Lea’s framing story didn’t achieve quite the point of resolution I was expecting, making me feel the book was perhaps missing an ending for her, but the final story, “Jordan”, was perhaps the best in terms of its exploration of the meaningfulness of the People’s tribulations. A spaceship arrives from a planet that another branch of the People have colonised. These are People who didn’t crash, and who have retained their technology and way of life, to the extent of moulding this new planet into a virtual facsimile of their lost Home. Although this is exactly what the Earthbound People have been hoping for, being presented with others of their kind who seem slightly divorced from the tough realities of life presents a quandary. Do the People really want to take this passage to a new “perfect” homeworld, or do they want to remain on Earth, and continue with the hard-fought life they’ve earned for themselves?

The Anything Box, by Zenna Henderson. Cover art by Hector Garrido.

This is the second Henderson book I’ve read.
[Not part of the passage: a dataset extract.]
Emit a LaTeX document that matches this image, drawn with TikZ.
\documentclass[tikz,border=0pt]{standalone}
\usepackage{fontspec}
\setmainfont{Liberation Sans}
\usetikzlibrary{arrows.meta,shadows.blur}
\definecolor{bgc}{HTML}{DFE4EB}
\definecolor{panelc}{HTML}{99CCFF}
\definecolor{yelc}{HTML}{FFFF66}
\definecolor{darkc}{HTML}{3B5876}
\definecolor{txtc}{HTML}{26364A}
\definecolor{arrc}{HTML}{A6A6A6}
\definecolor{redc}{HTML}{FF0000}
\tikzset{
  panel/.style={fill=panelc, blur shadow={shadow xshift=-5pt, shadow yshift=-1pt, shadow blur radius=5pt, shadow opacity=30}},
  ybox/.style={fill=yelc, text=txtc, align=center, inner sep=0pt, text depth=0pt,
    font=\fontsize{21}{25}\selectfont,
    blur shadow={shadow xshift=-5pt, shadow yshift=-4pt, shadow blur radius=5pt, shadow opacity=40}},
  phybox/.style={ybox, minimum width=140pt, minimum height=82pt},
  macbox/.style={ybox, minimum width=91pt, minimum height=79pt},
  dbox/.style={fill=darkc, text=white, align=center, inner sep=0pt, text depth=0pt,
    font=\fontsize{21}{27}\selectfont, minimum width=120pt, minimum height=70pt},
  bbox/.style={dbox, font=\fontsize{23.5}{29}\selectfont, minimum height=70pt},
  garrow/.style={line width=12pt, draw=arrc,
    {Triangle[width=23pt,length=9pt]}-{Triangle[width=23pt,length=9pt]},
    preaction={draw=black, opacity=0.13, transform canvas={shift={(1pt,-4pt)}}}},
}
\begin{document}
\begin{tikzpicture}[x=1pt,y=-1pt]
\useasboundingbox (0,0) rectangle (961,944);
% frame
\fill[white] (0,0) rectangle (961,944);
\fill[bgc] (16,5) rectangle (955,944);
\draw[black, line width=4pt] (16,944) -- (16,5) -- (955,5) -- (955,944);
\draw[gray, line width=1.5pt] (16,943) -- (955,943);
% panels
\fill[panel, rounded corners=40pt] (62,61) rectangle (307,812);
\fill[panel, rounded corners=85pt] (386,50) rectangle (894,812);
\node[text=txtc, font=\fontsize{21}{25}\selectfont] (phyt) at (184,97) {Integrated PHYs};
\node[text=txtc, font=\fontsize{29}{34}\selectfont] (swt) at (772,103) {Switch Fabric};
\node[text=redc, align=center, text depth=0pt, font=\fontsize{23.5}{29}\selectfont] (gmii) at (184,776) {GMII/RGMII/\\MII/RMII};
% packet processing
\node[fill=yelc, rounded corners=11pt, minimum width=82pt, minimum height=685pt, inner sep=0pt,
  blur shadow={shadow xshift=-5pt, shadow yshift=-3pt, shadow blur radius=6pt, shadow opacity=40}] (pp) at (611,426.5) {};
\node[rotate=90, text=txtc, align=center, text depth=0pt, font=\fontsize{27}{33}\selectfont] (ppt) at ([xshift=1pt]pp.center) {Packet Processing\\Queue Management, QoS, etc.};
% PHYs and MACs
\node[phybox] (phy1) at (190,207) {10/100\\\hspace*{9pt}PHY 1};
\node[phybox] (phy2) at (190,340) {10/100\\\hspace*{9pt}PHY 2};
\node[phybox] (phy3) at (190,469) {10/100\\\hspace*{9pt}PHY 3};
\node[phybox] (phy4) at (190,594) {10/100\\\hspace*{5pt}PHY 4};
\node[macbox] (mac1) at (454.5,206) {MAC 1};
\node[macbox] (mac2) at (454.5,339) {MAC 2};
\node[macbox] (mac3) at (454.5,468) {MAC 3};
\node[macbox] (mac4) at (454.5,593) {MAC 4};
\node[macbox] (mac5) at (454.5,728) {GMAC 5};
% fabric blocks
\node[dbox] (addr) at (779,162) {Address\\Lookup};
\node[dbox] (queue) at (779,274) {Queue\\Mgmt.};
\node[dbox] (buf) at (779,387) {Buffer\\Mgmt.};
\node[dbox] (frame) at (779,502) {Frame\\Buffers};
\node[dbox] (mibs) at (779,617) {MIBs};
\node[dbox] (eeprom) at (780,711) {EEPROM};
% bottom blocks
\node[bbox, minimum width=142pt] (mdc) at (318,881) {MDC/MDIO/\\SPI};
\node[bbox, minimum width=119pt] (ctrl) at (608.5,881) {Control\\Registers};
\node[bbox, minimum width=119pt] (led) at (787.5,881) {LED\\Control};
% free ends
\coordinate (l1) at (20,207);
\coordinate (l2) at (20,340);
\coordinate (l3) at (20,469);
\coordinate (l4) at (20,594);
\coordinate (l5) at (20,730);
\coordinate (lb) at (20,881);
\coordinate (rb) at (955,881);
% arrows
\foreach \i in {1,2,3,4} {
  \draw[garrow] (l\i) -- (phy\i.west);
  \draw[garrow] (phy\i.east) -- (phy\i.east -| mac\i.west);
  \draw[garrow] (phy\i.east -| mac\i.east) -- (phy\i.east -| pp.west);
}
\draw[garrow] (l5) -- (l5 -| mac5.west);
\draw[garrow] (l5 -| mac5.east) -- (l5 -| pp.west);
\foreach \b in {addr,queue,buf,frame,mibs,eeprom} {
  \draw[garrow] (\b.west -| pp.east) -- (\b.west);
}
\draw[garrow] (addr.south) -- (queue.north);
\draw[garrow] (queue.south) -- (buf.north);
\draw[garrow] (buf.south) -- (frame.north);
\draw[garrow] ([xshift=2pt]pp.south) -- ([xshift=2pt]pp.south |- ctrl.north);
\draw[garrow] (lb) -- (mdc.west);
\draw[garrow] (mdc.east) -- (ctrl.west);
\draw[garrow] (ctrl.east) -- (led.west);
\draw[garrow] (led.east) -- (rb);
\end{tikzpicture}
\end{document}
The first was The Anything Box, a collection of non-People SF & fantasy stories, many of which covered similar themes. (I reviewed it a while ago on Amazon.) I have to say that, though I can see how the People series was the perfect setting for an exploration of those themes, my favourite Henderson writing is still to be found in The Anything Box — the title story, about a young girl who escapes from domestic troubles by gazing into an invisible box in which she can see whatever she most desires, is such a pure fable of escape and imagination, it makes for a perfect short fantasy story. (Plus, it has a wonderful cover.) Zenna Henderson’s writing is not for those who can only tolerate modern styles, I think, but for me she’s certainly one of the more interesting and meaningful writers from the pre-New Wave era of SF & fantasy.